Eames: the Architect and the Painter
“Creative Genius” is a moniker that should be bestowed sparingly and reserved for people like Charles and Ray Eames. The husband-and-wife duo who worked with blue-chip clients like IBM, Boeing and Polaroid lead the pantheon of America’s most important and influential designers. Eames: the Architect and the Painter, documents the dazzling array of output from the Eames Office which included their iconic chairs and architecture, but also industrial, graphic and exhibition design, photography, games, toys, and films. Narrated by actor James Franco, the film also elegantly explores the personal dynamics and artistic process of the couple who practically defined what it is to be a designer today.
Charles, an architecture school dropout, and Ray, a painter who had studied with Hans Hofmann, established an office at 901 Washington Boulevard, Venice Beach, which was a creative hub for more than 40 years. Their office was a Renaissance-style studio, or a ‘circus’ as one interviewee dubbed it: every wall and table was covered with graphics, models, visual trees and photographs. The Eames’ story is told through insightful interviews with devoted soldiers of the Eames Office as well as family and friends. The film also unearths archival material including love letters, drawings, photographs and models presenting mesmerizing first-hand documentation of the happenings in the Eames headquarters and a revealing glimpse into the lives and work of a fascinating couple.
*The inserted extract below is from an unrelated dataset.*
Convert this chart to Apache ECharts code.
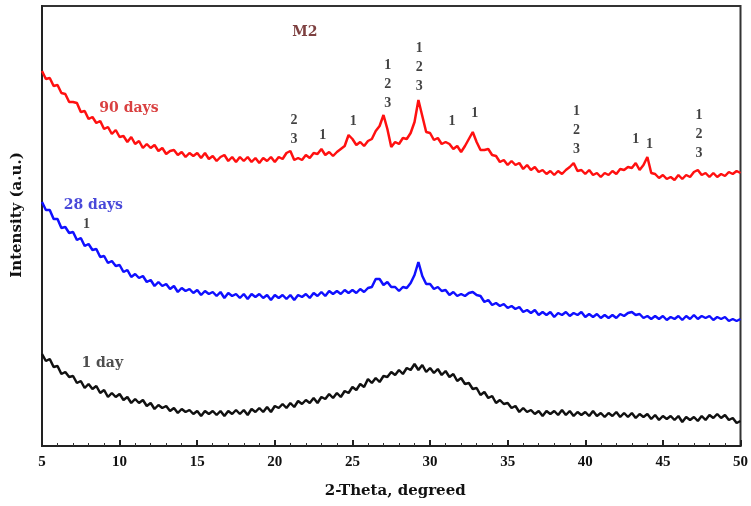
<!DOCTYPE html>
<html>
<head>
<meta charset="utf-8">
<script src="https://cdn.jsdelivr.net/npm/echarts@6/dist/echarts.min.js"></script>
<style>html,body{margin:0;padding:0;background:#fff;}#c{width:751px;height:506px;}</style>
</head>
<body>
<div id="c"></div>
<script>
// 2-Theta sampling grid: 5 to 50 deg, step 0.25
const thetaStart = 5, thetaStep = 0.25, thetaCount = 181;

// Intensity (a.u.), one value per grid step
const days90 = [
375,367,368,360,361,353,352,344,344,343,334,335,327,329,323,325,317,319,312,316,
309,310,304,309,302,305,298,302,298,301,295,298,292,295,296,291,294,289,293,290,
293,288,293,287,290,285,289,291,285,289,284,289,285,289,284,288,283,288,285,289,
284,289,287,293,295,286,288,286,291,288,293,292,297,291,294,290,294,297,300,311,
307,301,304,300,305,307,315,320,331,317,299,304,302,308,307,313,324,346,330,314,
313,306,308,302,304,302,297,300,294,300,307,314,304,296,296,297,291,290,284,286,
281,285,281,283,277,281,276,279,274,276,272,275,271,275,272,276,279,283,275,276,
272,276,271,273,269,273,271,275,272,277,276,279,278,283,276,281,289,273,272,268,
271,267,269,266,271,267,271,269,274,276,271,273,269,273,269,272,270,274,272,275,
273];
const days28 = [
244,236,236,227,227,218,219,213,214,206,208,200,202,196,197,189,190,183,185,180,
181,174,176,169,172,168,170,164,166,160,164,160,162,157,160,154,158,155,157,153,
156,151,155,152,154,150,154,148,153,150,152,148,152,147,152,149,152,148,151,146,
151,148,151,147,151,146,151,149,152,148,153,150,154,150,155,152,155,152,156,153,
156,153,157,154,158,159,167,167,161,164,159,159,155,159,158,163,171,184,170,162,
162,157,159,155,156,151,154,150,152,150,153,154,151,150,144,146,141,143,140,142,
138,140,137,139,134,136,133,136,131,134,131,134,129,133,131,134,130,133,131,134,
129,132,129,132,128,131,128,131,128,132,130,133,134,131,132,128,130,127,130,127,
130,126,129,127,130,126,130,127,131,127,130,128,130,126,129,127,129,125,127,125,
127];
const days1 = [
92,85,87,79,80,72,74,69,70,63,65,58,62,57,60,53,56,49,53,49,
52,46,49,43,47,43,46,40,43,37,41,38,40,35,38,33,37,34,36,32,
35,30,35,32,35,31,35,30,35,32,36,32,36,31,37,34,38,34,39,34,
40,38,42,38,43,39,45,42,46,43,48,43,49,47,52,48,53,49,55,53,
59,56,62,59,67,63,68,64,70,69,74,71,76,72,78,76,82,76,81,74,
78,73,77,71,75,69,72,65,68,62,63,57,58,51,54,48,50,43,46,42,
43,38,40,34,38,34,36,32,35,30,35,32,35,31,36,31,35,30,34,31,
34,30,35,30,33,29,33,30,34,29,33,29,33,28,32,29,32,27,31,26,
30,27,30,26,30,24,29,26,29,25,30,26,31,28,32,28,31,26,28,23,
25];

// Peak phase markers (2-theta, intensity at label foot, text)
const peakTheta = [21.23, 23.08, 25.05, 27.28, 29.31, 31.41, 32.88, 39.43, 43.25, 44.14, 47.33, 7.86];
const peakLabelAt = [297, 301, 315, 333, 350, 315, 323, 287, 297, 292, 283, 212];
const peakText = ['2\n3', '1', '1', '1\n2\n3', '1\n2\n3', '1', '1', '1\n2\n3', '1', '1', '1\n2\n3', '1'];

// Curve captions
const captionText = ['90 days', '28 days', '1 day', 'M2'];
const captionTheta = [10.6, 8.31, 8.88, 21.93];
const captionAt = [338, 241, 83, 414];
const captionColor = ['#d01010', '#1a1ad0', '#222222', '#5c1010'];

const xTickValues = [5, 10, 15, 20, 25, 30, 35, 40, 45, 50];

const theta = [];
for (let i = 0; i < thetaCount; i++) theta.push(thetaStart + i * thetaStep);
const pair = arr => theta.map((t, i) => [t, arr[i]]);

const serif = 'Liberation Serif';
const serifWide = 'DejaVu Serif';

const chart = echarts.init(document.getElementById('c'), null, {renderer: 'canvas'});
chart.setOption({
  animation: false,
  backgroundColor: '#fff',
  grid: {left: 42, right: 2, top: 6, bottom: 60, show: true, borderColor: '#333', borderWidth: 2},
  xAxis: {
    type: 'value', min: xTickValues[0], max: xTickValues[xTickValues.length - 1], interval: 5,
    axisLine: {lineStyle: {color: '#222', width: 2}},
    axisTick: {inside: true, length: 6, lineStyle: {color: '#222', width: 2}},
    minorTick: {show: true, splitNumber: 5, length: 3, lineStyle: {color: '#333', width: 1}},
    axisLabel: {fontFamily: serif, fontWeight: 'bold', fontSize: 15, color: '#111', margin: 9},
    splitLine: {show: false},
    name: '2-Theta, degreed', nameLocation: 'middle', nameGap: 38,
    nameTextStyle: {fontFamily: serifWide, fontWeight: 'bold', fontSize: 15, color: '#111', padding: [0, 0, 0, 8]}
  },
  yAxis: {
    type: 'value', min: 0, max: 440,
    axisLine: {show: true, lineStyle: {color: '#222', width: 2}},
    axisTick: {show: false}, axisLabel: {show: false}, splitLine: {show: false},
    name: 'Intensity (a.u.)', nameLocation: 'middle', nameGap: 17,
    nameTextStyle: {fontFamily: serifWide, fontWeight: 'bold', fontSize: 15, color: '#111', padding: [0, 0, 0, 22]}
  },
  series: [
    {type: 'line', data: pair(days90), showSymbol: false, lineStyle: {color: '#ff1010', width: 2.5}, z: 3},
    {type: 'line', data: pair(days28), showSymbol: false, lineStyle: {color: '#1010ff', width: 2.5}, z: 3},
    {type: 'line', data: pair(days1), showSymbol: false, lineStyle: {color: '#111111', width: 2.5}, z: 3},
    {
      type: 'scatter', symbolSize: 0, z: 5,
      data: peakTheta.map((t, i) => ({value: [t, peakLabelAt[i]], label: {formatter: peakText[i]}})),
      label: {show: true, position: 'top', distance: 0, fontFamily: serif, fontWeight: 'bold', fontSize: 14, lineHeight: 19, color: '#111'}
    },
    {
      type: 'scatter', symbolSize: 0, z: 5,
      data: captionTheta.map((t, i) => ({value: [t, captionAt[i]], label: {formatter: captionText[i], color: captionColor[i]}})),
      label: {show: true, position: 'inside', fontFamily: serifWide, fontWeight: 'bold', fontSize: 14}
    }
  ]
});
</script>
</body>
</html>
When their office closed after 40 years, there were over 350,000 photographs and half a million documents on site.
Through these varied means, the filmmakers expertly capture the philosophy of the workplace which was focused on solving problems, learning by doing, and producing – in Charles’ words – “the best for the most for the least”, a motto that practically defines American consumerism. There was an intense devotion to the Eameses – junior designers describe working around the clock, willingly, embracing a spirit of play prevailing from the top down that allowed for much experimentation in the workplace. The film also touches on the murky issue of credit – although their work was largely publicly credited to Charles, testimony from those who worked in the office reveals Ray’s enormous influence on their designs and Charles’ dependence on her aesthetic, deferring to her particularly on matters of colour. In one television interview from the period, the female host blatantly dismisses the idea of Ray as Charles’ equal partner, assuming instead that she must be the ‘woman behind the man’.
Starting with the Eames’ early attempts to mould plywood to craft their life-changing chair, The Architect and the Painter describes the breadth of their wildly varied production and demonstrates their ability to seamlessly integrate beauty and function to create designs that are still revered and have a ubiquitous reach – as the film notes, there’s hardly an issue of Dwell magazine that doesn’t contain an Eames chair. The documentary is also interspersed with images from the Eames’ visually spectacular and immensely innovative films which are a particular revelation – these visual experiments show objects from everyday life elevated to something almost magical using quirky toy-like models and abstractions. Charles and Ray approached all their projects – from chairs to films – with the same spirit of innovative investigation, living Charles’ idea that “eventually, everything connects”.